Miami struggled in close games. They struggled against good teams. Dwyane Wade, LeBron James and Chris Bosh played next to each other, not with each other. They took a mountain of criticism.
They weathered it. They matured as a team. They started to figure things out.
Monday night they announced their official arrival.
It’s not just that they won a 98-90 overtime playoff game in the Boston Garden, but how they did it. Playing off each other, interacting and using their athleticism to play good team defense.
The Heat are here. They are contenders. They very likely will come out of the East and may win it all.
“We all know, we struggled earlier in the year trying to find our identity,” Heat coach Erik Spoelstra said after the game. “Trying to find execution, what we can run, what works for us, where guys are comfortable and we can use their strengths. I think if we didn’t go through all those struggles at the end of games against good teams we probably wouldn’t feel as confident as we do.”
One play in the overtime, the Heat’s second possession, seemed to sum up how far they have come.
Early in the season, it was always LeBron with the ball in his hands late, but one of the lessons learned is how it works better with Wade handling the ball. They ran the Wade/LeBron pick-and-roll, with LeBron setting the pick, Wade came off it but LeBron had virtually slipped it early and was rolling toward the basket. Wade hit LeBron with a bounce pass in the paint and that forced Kevin Garnett to rotate over — then James hit Bosh, who was cutting on the baseline to the basket, with the pass for a easy lay in.
All of the big three touched the ball in quick succession. It’s indefensible. It’s what everyone else in the league feared, that they would start playing off each other well.

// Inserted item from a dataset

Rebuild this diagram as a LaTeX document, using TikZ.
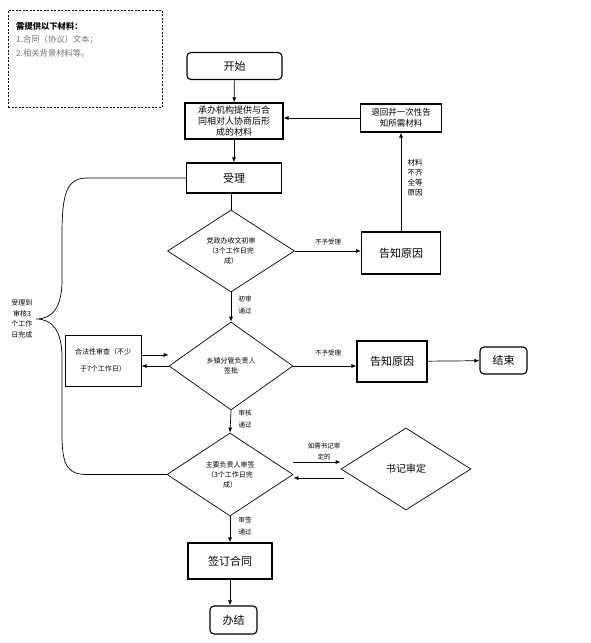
\documentclass[tikz,border=0pt]{standalone}
\usepackage{fontspec}
\setmainfont{Noto Sans CJK SC}
\usetikzlibrary{shapes.geometric,arrows.meta}
\tikzset{
  box/.style={draw, line width=1.1pt, inner sep=1pt, align=center, font=\fontsize{11}{13}\selectfont},
  endbox/.style={box, rounded corners=4pt},
  choice/.style={draw, diamond, line width=0.7pt, inner sep=0pt, align=center, font=\fontsize{7}{10}\selectfont},
  arr/.style={-{Latex[length=5pt,width=4pt]}, line width=0.7pt},
  lbl/.style={font=\fontsize{6.5}{11.5}\selectfont, align=center, inner sep=0pt}
}
\newcommand{\smalltext}{\fontsize{9}{11}\selectfont}
\newcommand{\greytext}{black!55}

\begin{document}
\begin{tikzpicture}[x=1pt,y=-1pt]
 \useasboundingbox (0,0) rectangle (590,643);

 % materials list
 \node[draw, dash pattern=on 2pt off 1.5pt, line width=0.6pt, minimum width=154pt, minimum height=97pt, anchor=north west] (need) at (8,10) {};
 \node[anchor=north west, align=left, inner sep=0pt, font=\fontsize{8.3}{13.5}\selectfont] (needtxt) at (16,22)
   {\textbf{需提供以下材料：}\\ \textcolor{\greytext}{1.合同（协议）文本；}\\ \textcolor{\greytext}{2.相关背景材料等。}};

 % main column
 \node[endbox, minimum width=95pt, minimum height=27pt] (start) at (234.5,66) {开始};
 \node[box, minimum width=98pt, minimum height=36pt, inner sep=0pt, font=\smalltext] (cb) at (234,121) {承办机构提供与合\\同相对人协商后形\\成的材料};
 \node[box, minimum width=95pt, minimum height=30pt] (sl) at (234,178) {受理};
 \node[choice, minimum width=127pt, minimum height=82pt] (d1) at (231,251) {党政办收文初审\\（3个工作日完\\成）};
 \node[choice, minimum width=124pt, minimum height=88pt] (d2) at (231,366) {乡镇分管负责人\\签批};
 \node[choice, minimum width=126pt, minimum height=83pt] (d3) at (230,474.5) {主要负责人审签\\（3个工作日完\\成）};
 \node[box, minimum width=84pt, minimum height=36pt] (qd) at (230,561) {签订合同};
 \node[endbox, minimum width=47pt, minimum height=28pt] (bj) at (233.5,620) {办结};

 % right column
 \node[box, minimum width=81pt, minimum height=28pt, inner sep=0pt, font=\fontsize{8.5}{11}\selectfont] (th) at (401,118) {退回并一次性告\\知所需材料};
 \node[box, minimum width=79pt, minimum height=42pt] (gz1) at (401,253) {告知原因};
 \node[box, minimum width=70pt, minimum height=41pt] (gz2) at (392,361.5) {告知原因};
 \node[endbox, minimum width=47pt, minimum height=27pt] (js) at (503.5,360.5) {结束};
 \node[choice, minimum width=130pt, minimum height=82pt, font=\fontsize{10}{12}\selectfont] (sj) at (406,469) {书记审定};

 % left
 \node[box, minimum width=76pt, minimum height=51pt, line width=1pt, font=\fontsize{7}{17}\selectfont] (hf) at (103,360.5) {合法性审查（不少\\于7个工作日）};

 % connectors
 \draw[arr] (start) -- (cb);
 \draw[arr] (cb) -- (sl);
 \draw[line width=0.7pt] (sl.south -| d1.north) -- (d1.north);
 \draw[arr] (d1.south) -- (d2.north);
 \draw[arr] (d2.south) -- (d3.north);
 \draw[arr] (d3.south) -- (qd.north -| d3.south);
 \draw[arr] (qd) -- (bj.north -| qd.south);
 \draw[arr] (d1.east) -- (d1.east -| gz1.west);
 \draw[arr] (gz1) -- (th);
 \draw[arr] (th.west) -- (th.west -| cb.east);
 \draw[arr] (d2.east) -- (d2.east -| gz2.west);
 \draw[arr] (gz2) -- (js);
 \draw[arr] ([yshift=5.5pt]hf.east) -- ([yshift=5.5pt]hf.east -| d2.west);
 \draw[arr] (d2.west) -- (d2.west -| hf.east);
 \draw[arr] ([yshift=12.5pt]d3.east) -- ([yshift=12.5pt]d3.east -| sj.west);
 \draw[arr] ([yshift=-3.5pt,xshift=3pt]d3.east -| sj.west) -- ([yshift=-3.5pt]d3.east);

 % connector labels
 \node[lbl] (n1) at (328,242) {不予受理};
 \node[lbl] (n2) at (328,353) {不予受理};
 \node[lbl, font=\fontsize{7.5}{10}\selectfont] (n3) at (415,178) {材料\\不齐\\全等\\原因};
 \node[lbl] (n4) at (245,305) {初审\\通过};
 \node[lbl] (n5) at (245,419) {审核\\通过};
 \node[lbl] (n6) at (245,526) {审签\\通过};
 \node[lbl, font=\fontsize{6.5}{11}\selectfont] (n7) at (324,451.5) {如需书记审\\定的};

 % brace
 \draw[line width=0.7pt] (sl.west) -- (87,178) .. controls (66,178) and (62,195) .. (62,235) -- (62,280)
   .. controls (62,308) and (52,319) .. (36,319)
   .. controls (52,319) and (62,330) .. (62,358) -- (62,435)
   .. controls (62,466) and (68,474.5) .. (87,474.5) -- (d3.west);
 \node[lbl, font=\fontsize{7}{10.5}\selectfont] (n8) at (22,319) {受理到\\审核3\\个工作\\日完成};
\end{tikzpicture}
\end{document}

Spoelstra seems to keep the Wade/LeBron pick-and-roll in his back pocket, using it sparingly on big occasions. As if he used it too much teams might figure out how to defend it. He broke it out in overtime Monday night and it worked brilliantly.

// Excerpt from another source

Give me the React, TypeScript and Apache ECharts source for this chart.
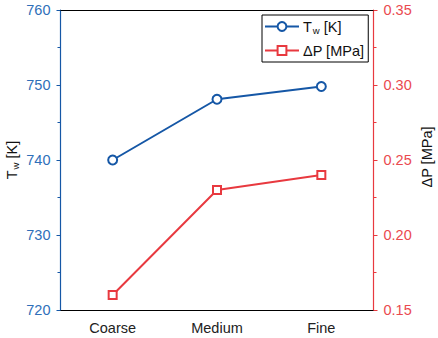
import React, { useEffect, useRef } from "react";
import * as echarts from "echarts";

const categories = ["Coarse", "Medium", "Fine"];
const twValues = [740, 748.1, 749.8];
const dpValues = [0.16, 0.23, 0.24];
const leftTicks = { min: 720, max: 760, interval: 10 };
const rightTicks = { min: 0.15, max: 0.35, interval: 0.05 };

const BLUE = "#1557a6";
const BLUE_LABEL = "#2f6fb9";
const RED = "#e8393f";
const RED_LABEL = "#ea4a4f";
const FONT = "'Liberation Sans', Arial, sans-serif";

export default function App() {
  const ref = useRef<HTMLDivElement>(null);
  useEffect(() => {
    if (!ref.current) return;
    const chart = echarts.init(ref.current, null, { renderer: "svg" });
    const grid = { left: 60.5, right: 64.5, top: 10, bottom: 28 };
    chart.setOption({
      animation: false,
      textStyle: { fontFamily: FONT },
      grid,
      legend: {
        orient: "vertical",
        left: 262,
        top: 15,
        padding: [4, 4, 4, 2],
        borderColor: "#000",
        borderWidth: 1,
        borderRadius: 0,
        itemWidth: 34,
        itemHeight: 11,
        itemGap: 8,
        data: ["Tw", "dP"],
        formatter: (name: string) =>
          name === "Tw" ? "{a|T}{s|w}{a| [K]}" : "{a|ΔP [MPa]}",
        textStyle: {
          fontFamily: FONT,
          color: "#111",
          padding: [0, 0, 0, -1],
          rich: {
            a: { fontSize: 14.5, fontFamily: FONT, color: "#111" },
            s: { fontSize: 9.5, fontFamily: FONT, color: "#111", padding: [7, 0, 0, 1] },
          },
        },
      },
      xAxis: [
        {
          type: "category",
          data: categories,
          position: "bottom",
          boundaryGap: true,
          axisLine: { lineStyle: { color: "#000", width: 1 } },
          axisTick: { alignWithLabel: true, length: 6, lineStyle: { color: "#000" } },
          axisLabel: { color: "#222", fontSize: 14.5, fontFamily: FONT, margin: 10.5 },
          splitLine: { show: false },
        },
        {
          type: "category",
          data: categories,
          position: "bottom",
          boundaryGap: true,
          axisLine: { show: false },
          axisTick: { length: 3, lineStyle: { color: "#000" } },
          axisLabel: { show: false },
        },
        {
          type: "category",
          data: categories,
          position: "top",
          boundaryGap: true,
          axisLine: { lineStyle: { color: "#000", width: 1 } },
          axisTick: { inside: true, alignWithLabel: true, length: 5, lineStyle: { color: "#000" } },
          axisLabel: { show: false },
        },
        {
          type: "category",
          data: categories,
          position: "top",
          boundaryGap: true,
          axisLine: { show: false },
          axisTick: { inside: true, length: 3, lineStyle: { color: "#000" } },
          axisLabel: { show: false },
        },
      ],
      yAxis: [
        {
          type: "value",
          position: "left",
          min: leftTicks.min,
          max: leftTicks.max,
          interval: leftTicks.interval,
          axisLine: { show: true, lineStyle: { color: BLUE, width: 1.2 } },
          axisTick: { show: true, length: 4, lineStyle: { color: BLUE } },
          minorTick: { show: true, splitNumber: 2, length: 3, lineStyle: { color: BLUE } },
          splitLine: { show: false },
          axisLabel: { color: BLUE_LABEL, fontSize: 14.5, fontFamily: FONT, margin: 10 },
        },
        {
          type: "value",
          position: "right",
          min: rightTicks.min,
          max: rightTicks.max,
          interval: rightTicks.interval,
          axisLine: { show: true, lineStyle: { color: RED, width: 1.2 } },
          axisTick: { show: true, length: 4, lineStyle: { color: RED } },
          minorTick: { show: true, splitNumber: 2, length: 3, lineStyle: { color: RED } },
          splitLine: { show: false },
          axisLabel: {
            color: RED_LABEL,
            fontSize: 14.5,
            fontFamily: FONT,
            margin: 10,
            formatter: (v: number) => v.toFixed(2),
          },
        },
      ],
      series: [
        {
          name: "Tw",
          type: "line",
          xAxisIndex: 0,
          yAxisIndex: 0,
          data: twValues,
          symbol: "emptyCircle",
          symbolSize: 9,
          lineStyle: { color: BLUE, width: 2 },
          itemStyle: { color: BLUE, borderColor: BLUE, borderWidth: 2 },
        },
        {
          name: "dP",
          type: "line",
          xAxisIndex: 0,
          yAxisIndex: 1,
          data: dpValues,
          symbol: "emptyRect",
          symbolSize: 8,
          lineStyle: { color: RED, width: 2 },
          itemStyle: { color: RED, borderColor: RED, borderWidth: 2 },
        },
      ],
      graphic: [
        {
          type: "text",
          x: 12,
          y: 160,
          rotation: Math.PI / 2,
          style: {
            text: "{a|T}{s|w}{a| [K]}",
            align: "center",
            verticalAlign: "middle",
            rich: {
              a: { fontSize: 14.5, fontFamily: FONT, fill: "#111" },
              s: { fontSize: 9.5, fontFamily: FONT, fill: "#111", padding: [7, 0, 0, 1] },
            },
          },
        },
        {
          type: "text",
          x: 427,
          y: 157,
          rotation: Math.PI / 2,
          style: {
            text: "ΔP [MPa]",
            align: "center",
            verticalAlign: "middle",
            fontSize: 14.5,
            fontFamily: FONT,
            fill: "#111",
          },
        },
      ],
    });
    return () => chart.dispose();
  }, []);
  return <div ref={ref} style={{ width: 438, height: 338, position: "absolute", left: 0, top: 0 }} />;
}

First overtime possession, Wade came off the pick and slid the ball to LeBron, who isolated on Pierce on the left side and hit a ridiculous fade away over him. (That was not so much the pick-and-roll and mostly just LeBron.) Then came the quick-passing play described above.
The next time Wade went too quickly but still the threat of the play let him get deep into the lane, where he missed an eight-foot floater he normally drains. Wade made up for that a little bit later with a ridiculous three-point shot with West in his face.
But it’s more than that.
On the key basket of the overtime, the Heat ran LeBron off a Bosh pick and the Celtics switched it, happy to have Garnett locked in on LeBron. KG did his job and forced LeBron into a long, contested two that came up short — but the switch meant Ray Allen and Paul Pierce were left to box out Bosh, they couldn’t. He got the dagger tip in. (Sure, you can have a dagger tip in, why not?) The Heat are exploiting the mismatches they create now.
On the other end of the floor, the Heat had a pressure defense that was forcing Celtics turnovers in overtime. Miami’s defense forced the Celtics to shoot 1-for-6 in the extra period. They forced three turnovers. They shut down the Celtics. Granted the Celtics were without Rondo, but the Heat had a part of that too playing physical with him all night.
The Heat are up 3-1 in this series, and they are going to win it. Because they are the better team, the team that creates mismatches and executes under pressure.
They are what everyone hoped or feared they would become — maybe the best team in the NBA.